Kalinsky walked him there. On the way he ran into another familiar face, who was also seeking out Condon, who was also worried about his ducats.

“Come with me,” Kalinsky told Rainier Louis Henri Maxence Bertrand Grimaldi, also known as the Prince of Monaco, also known as Mr. Grace Kelly. The prince left happy.

It was O’Brien’s task to memorialize a night that was almost too surreal for words. Ali’s chief bodyguard was a man named Stacks Edwards; you may know him better as the ill-fated character portrayed by Samuel L. Jackson in “Goodfellas,” sent on his bloody way by Joe Pesci’s Tommy because “instead of getting rid of the truck like he was supposed to he got stoned and went to his girlfriend’s.” Edwards went wherever Ali went that night. Edwards was all over The Post, eight full years before the Lufthansa heist.

O’Brien took his ringside press seat alongside The Post’s longtime sports editor Ike Gellis, equally esteemed editor Paul Sann, columnists Gross and Pete Hamill and Jose Torres, once the light-heavyweight champ and now an op-ed writer at the paper.

Joe Frazier poses by a poster advertising his “victory party.”
AP

In the seats immediately surrounding him were Hollywood mogul Darryl F. Zanuck, Jack Kent Cooke, Lorne Greene and Burt Lancaster, who would provide commentary for the closed-circuit broadcast. O’Brien’s wife sat next to Diana Ross.

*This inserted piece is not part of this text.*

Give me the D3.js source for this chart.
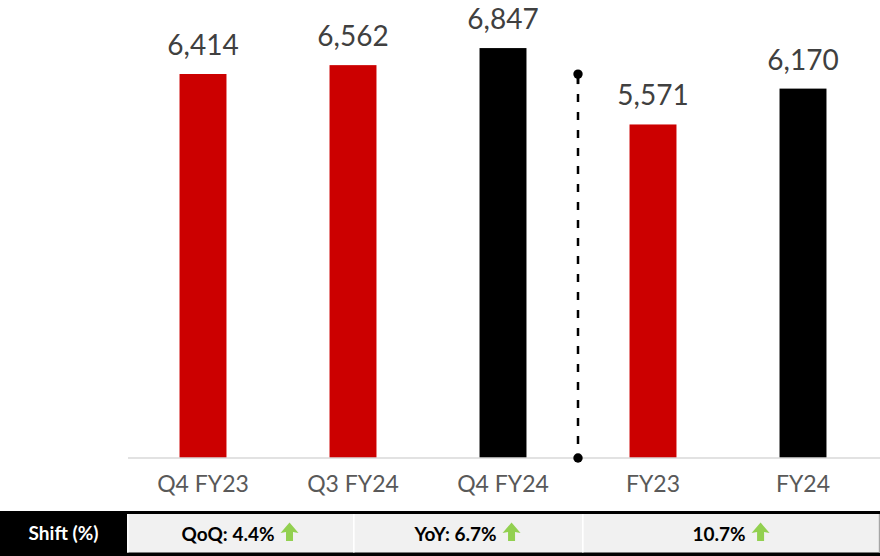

The Post was an afternoon paper then, so he was able to rush his story from the weigh-in for the last editions the day of the fight, and it was Gross who ripped the pages out of his typewriter and called the office with dictation in order to beat the deadline.

The fight itself, of course, was a classic: 15 rounds, a unanimous decision for Smokin’ Joe, Frazier sending Ali to the canvas for the first time in his life nine seconds into the 11th round, although referee Arthur Mercante ruled it not a knockdown, that Ali had slipped on water near Frazier’s corner. Ali swore he won the fight. Some agreed. Most believed Frazier won fair and square. From ringside, you could tell it was a little different than most fights.

“They really wanted to hurt each other,” O’Brien says. “It was brutal.”

He captured it splendidly the next day: “It was some show. Whatever was said about it in advance, and it was the most publicized fight in history, seems like a soft sell in the aftermath.”

The next day, O’Brien was one of seven writers summoned to room 2532 of the Hotel New Yorker, just up the street from the Garden, where Ali lay on the bed exhausted and hurt, the right side of his jaw swollen, his eyes puffy. He’d spent some time the night before at the Flower Fifth Avenue Hospital for X-rays, and had blood in his urine. Frazier, at the Pierre Hotel at Fifth Avenue and 61st Street, was hurting too.

But he had the belt. All Ali had was hope for a rematch.

“The next time, I’ll learn,” he said. “I won’t play around.”

He was true to his word. But that’s another story — two of them, actually — for another day.